Trustees also had the opportunity to hear from many state representatives, senators and members of the Governor’s Cabinet.
Commissioner of Agriculture Adam Putnam’s remarks were met with a standing ovation. His comments to the group addressed his opposition to elements included in Senate Bill 540, which proposes changes to performance-measure metrics that affect funding, places caps on baccalaureate degree enrollment, and creates a separate State Board of Community Colleges.
Putnam thanked the trustees for their service.
“The flexibility and creativity that comes from local trustees seeing a workforce need and an opportunity and running with it are what makes our system great,” he said. “Another layer of government isn’t going to solve our problems.”
“We need to stop treating the state colleges like the red-headed stepchild,” he said as he described the need for a larger cultural change from solely preparing students to be college-ready to preparing students to be career ready.
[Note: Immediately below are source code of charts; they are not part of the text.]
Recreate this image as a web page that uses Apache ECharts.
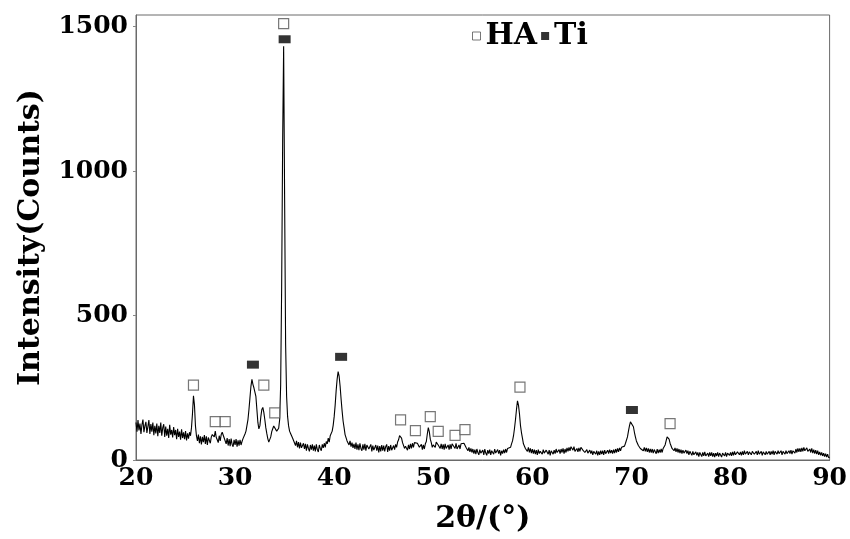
<!DOCTYPE html>
<html>
<head>
<meta charset="utf-8">
<script src="https://cdn.jsdelivr.net/npm/echarts@6/dist/echarts.min.js"></script>
<style>
html,body{margin:0;padding:0;background:#fff;}
#chart{width:850px;height:539px;}
</style>
</head>
<body>
<div id="chart"></div>
<script>
// XRD pattern: 2θ from 20° to 90°, step 0.1°
var startAngle = 20;
var stepAngle = 0.1;
var counts = [
  130,98,138,102,126,90,122,140,96,118,
  132,94,116,138,90,124,98,130,86,118,
  92,126,82,118,94,130,84,112,124,80,
  116,84,108,76,122,88,104,78,114,86,
  104,72,108,80,98,70,106,76,96,72,
  100,68,92,74,96,84,112,160,222,190,
  118,84,66,88,58,82,54,80,62,86,
  56,82,52,78,84,58,80,88,94,80,
  100,78,70,60,84,66,88,96,98,76,
  78,56,76,50,72,48,74,54,46,70,
  52,72,46,68,50,70,52,64,74,72,
  90,100,120,140,175,215,255,279,262,250,
  252,220,175,130,108,118,150,175,182,165,
  140,112,92,74,62,68,80,98,108,118,
  122,112,100,98,110,140,260,600,1100,1432,
  900,400,220,150,118,100,92,84,76,72,
  72,50,66,44,62,40,60,42,36,58,
  38,56,32,54,40,30,52,36,54,32,
  50,30,54,36,28,52,40,32,54,42,
  58,44,64,56,76,62,84,78,100,120,
  150,190,240,280,306,290,255,210,170,135,
  112,88,86,66,70,52,66,46,60,42,
  56,38,60,36,54,34,58,40,32,54,
  36,56,32,52,58,38,32,54,30,50,
  34,28,52,32,50,26,48,30,52,32,
  50,30,46,54,28,48,32,52,34,30,
  50,36,54,44,62,70,84,88,76,60,
  58,40,48,54,34,52,38,56,40,58,
  44,60,64,54,58,62,44,50,54,36,
  52,38,56,64,90,112,98,72,60,44,
  52,48,44,62,66,52,56,40,56,38,
  54,36,56,40,34,52,36,54,38,56,
  50,56,40,58,38,34,52,38,56,52,
  62,58,60,44,48,32,44,28,40,26,
  38,22,36,20,38,26,18,36,24,20,
  34,18,38,24,16,34,22,36,18,32,
  36,20,38,24,18,36,22,34,16,32,
  22,36,24,38,26,40,36,42,44,56,
  66,84,110,140,175,205,190,160,120,95,
  76,56,56,40,44,30,44,26,40,24,
  38,22,36,20,34,18,36,22,30,34,
  20,36,24,18,34,38,20,34,16,32,
  36,20,34,22,38,26,20,36,22,38,
  26,40,22,38,26,42,30,44,32,46,
  48,34,46,30,26,40,28,42,30,44,
  48,34,38,26,22,36,24,20,34,22,
  32,18,30,34,20,32,16,30,18,32,
  20,32,18,34,22,20,34,22,36,24,
  34,22,36,24,38,26,40,28,42,32,
  44,40,46,48,58,64,80,100,118,132,
  136,130,115,96,80,66,60,50,48,40,
  44,40,32,44,30,42,28,40,26,38,
  26,38,24,36,34,22,38,24,36,26,
  38,26,40,38,52,66,80,85,72,58,
  54,40,44,32,42,28,40,26,38,24,
  36,22,34,24,20,34,22,32,18,30,
  28,16,30,18,14,28,16,26,12,26,
  24,12,26,14,28,14,10,24,12,26,
  14,26,12,24,10,24,14,26,12,24,
  22,10,24,28,14,26,12,24,28,16,
  26,14,28,16,30,18,14,28,32,18,
  28,16,30,18,32,20,16,30,18,28,
  32,18,30,34,20,16,30,18,32,20,
  18,30,16,28,32,18,30,20,16,30,
  18,30,20,32,18,30,34,20,32,22,
  20,32,18,30,34,20,32,22,18,32,
  22,34,20,32,36,24,38,26,40,28,
  40,28,42,30,44,32,28,42,30,26,
  38,26,40,24,36,22,34,20,32,18,
  28,16,26,14,24,12,22,10,20,8,
  10
];
// Phase markers (2θ, height of marker)
var haAngles  = [25.8, 28.0, 29.0, 32.9, 34.0, 34.9, 46.7, 48.2, 49.7, 50.5, 52.2, 53.2, 58.75, 73.9];
var haHeights = [259, 133, 133, 259, 163, 1510, 139, 102, 150, 99, 85, 105, 252, 126];
var tiAngles  = [31.8, 35.0, 40.7, 70.05];
var tiHeights = [330, 1456, 357, 173];

var xTicks = [20, 30, 40, 50, 60, 70, 80, 90];
var yTicks = [0, 500, 1000, 1500];

var lineData = counts.map(function (c, i) {
  return [+(startAngle + stepAngle * i).toFixed(2), c];
});
var haData = haAngles.map(function (a, i) { return [a, haHeights[i]]; });
var tiData = tiAngles.map(function (a, i) { return [a, tiHeights[i]]; });

var FONT = 'DejaVu Serif';
var chart = echarts.init(document.getElementById('chart'), null, {renderer: 'canvas'});
chart.setOption({
  animation: false,
  backgroundColor: '#fff',
  grid: {left: 136, right: 18, top: 15, bottom: 70, show: true, borderColor: '#6a6a6a', borderWidth: 1},
  legend: {
    data: [
      {name: 'HA', icon: 'rect', itemStyle: {color: '#fff', borderColor: '#555', borderWidth: 1}},
      {name: 'Ti', icon: 'rect', itemStyle: {color: '#000'}}
    ],
    left: 467, top: 16,
    itemWidth: 8, itemHeight: 8, itemGap: 4,
    textStyle: {fontFamily: FONT, fontWeight: 'bold', fontSize: 30, color: '#000'}
  },
  xAxis: {
    type: 'value', min: xTicks[0], max: xTicks[xTicks.length - 1], interval: 10,
    name: '2θ/(°)', nameLocation: 'middle', nameGap: 44,
    nameTextStyle: {fontFamily: FONT, fontWeight: 'bold', fontSize: 30, color: '#000'},
    axisLine: {lineStyle: {color: '#6a6a6a', width: 1}},
    axisTick: {show: false},
    splitLine: {show: false},
    axisLabel: {fontFamily: FONT, fontWeight: 'bold', fontSize: 25, color: '#000', margin: 6}
  },
  yAxis: {
    type: 'value', min: yTicks[0], max: 1540, interval: 500,
    name: 'Intensity(Counts)', nameLocation: 'middle', nameGap: 90,
    nameTextStyle: {fontFamily: FONT, fontWeight: 'bold', fontSize: 30, color: '#000'},
    axisLine: {show: true, lineStyle: {color: '#6a6a6a', width: 1}},
    axisTick: {show: true, length: 3, lineStyle: {color: '#888'}},
    splitLine: {show: false},
    axisLabel: {fontFamily: FONT, fontWeight: 'bold', fontSize: 25, color: '#000', margin: 8,
      showMaxLabel: false,
      formatter: function (v) { return yTicks.indexOf(v) >= 0 ? String(v) : ''; }}
  },
  series: [
    {
      name: 'pattern', type: 'line', data: lineData, showSymbol: false, symbol: 'none',
      lineStyle: {color: '#000', width: 1.1}, z: 2, silent: true
    },
    {
      name: 'HA', type: 'scatter', data: haData, symbol: 'rect', symbolSize: [10, 10],
      itemStyle: {color: '#fff', borderColor: '#555', borderWidth: 1.2}, z: 3
    },
    {
      name: 'Ti', type: 'scatter', data: tiData, symbol: 'rect', symbolSize: [12, 8],
      itemStyle: {color: '#000'}, z: 3
    }
  ]
});
</script>
</body>
</html>
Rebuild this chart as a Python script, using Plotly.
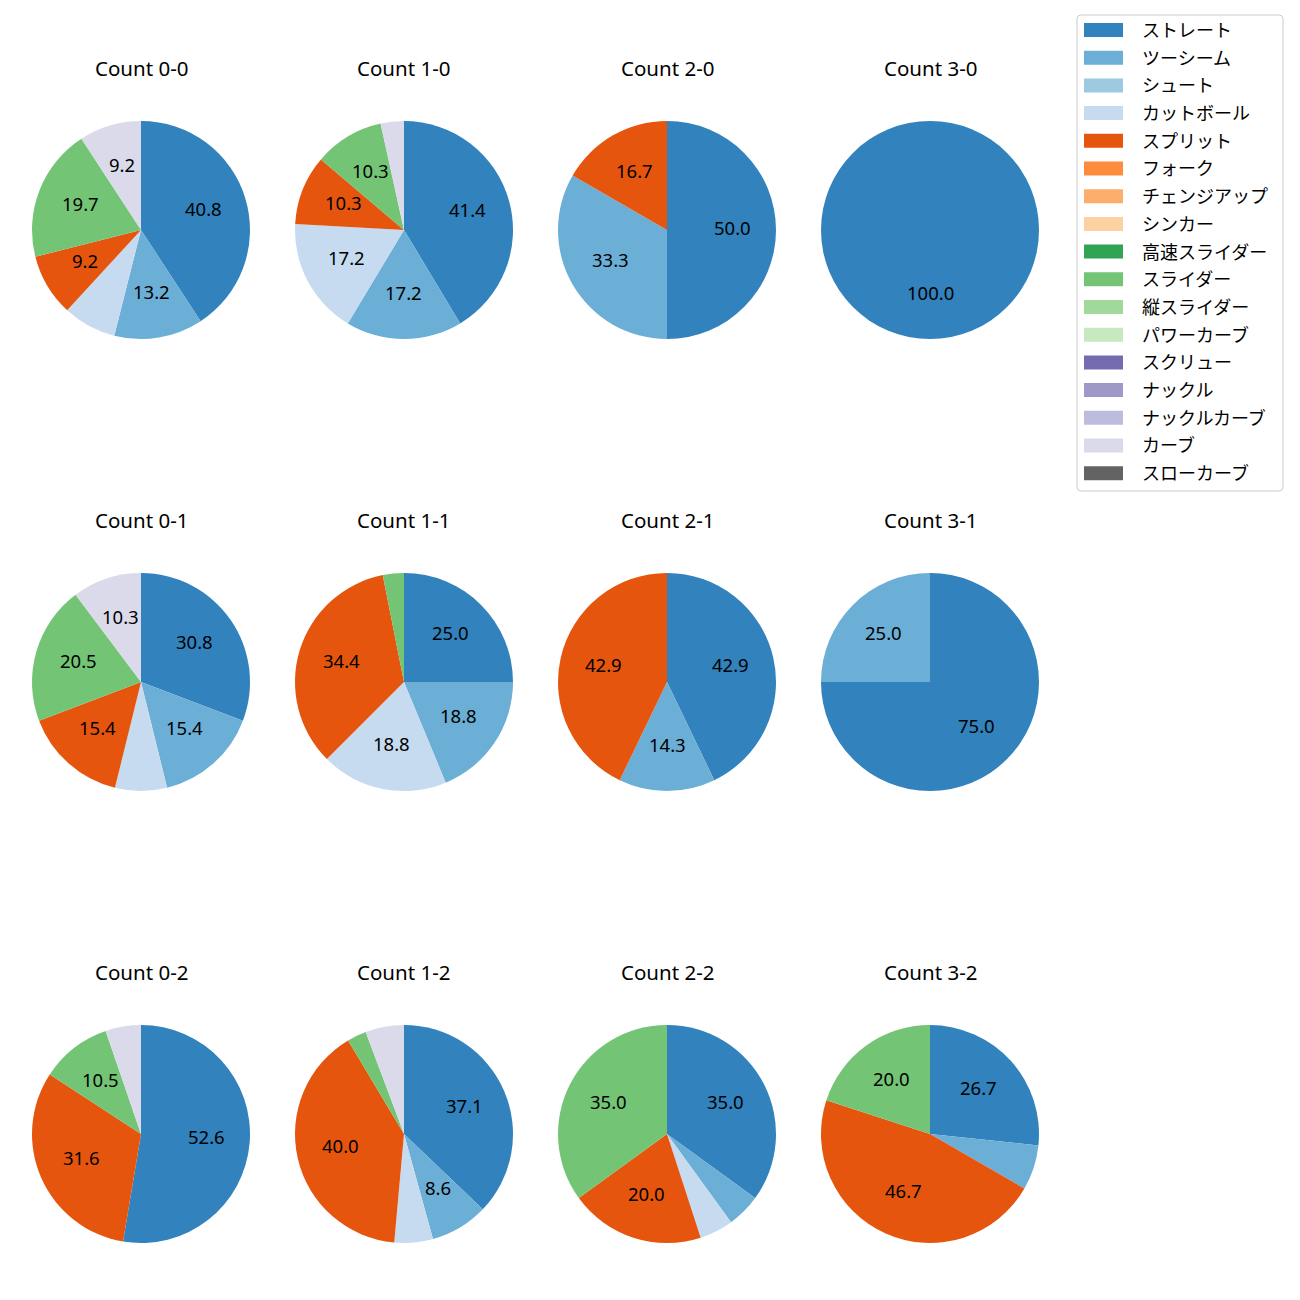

He suggested that the need is for schools to focus on career and technical skills beginning in middle and high school, so that students have the option to earn industry certifications and move directly into the workforce, rather than feel that college is the only avenue to a well-paying job and career. Putnam’s message was that the state college system plays a critical role in preparing individuals to enter the workforce and be successful.
Additionally, he congratulated the audience on the success of the workforce baccalaureate programs.
“Nursing has been the number one for job openings every year for the past eight years in the State of Florida,” he said. “Why are we talking about curtailing baccalaureate degrees at the state colleges? We need more nurses and they are coming out of the state colleges, not the university system.”
“It is important for our local legislators and the community at large to understand the possible implications of Senate Bill 540,” Polk State President Angela Garcia Falconetti said. “I am grateful to our lawmakers for taking the time to hear our concerns.”
Following Putnam’s remarks, President Falconetti and the Polk State District Board of Trustees visited with members of the Polk County Legislative Delegation, Senator Denise Grimsley, Senator Kelli Stargel, Representative Colleen Burton, and Representative Sam Killebrew.
President Falconetti and members of the District Board of Trustees had the opportunity to advocate for Polk State College, expressing the importance of additional recurring funding to reduce the advisor-to-student ratio and improve services for students, as well as for funds to complete renovations to Building Four on the Winter Haven Campus. They also spoke about how Senate Bill 540 would impede the mission of Polk State College by restricting access to affordable higher education to the Polk County community and placing caps on baccalaureate education.
“It is important for our local legislators and the community at large to understand the possible implications of Senate Bill 540,” Falconetti said. “I am grateful to our lawmakers for taking the time to hear our concerns.”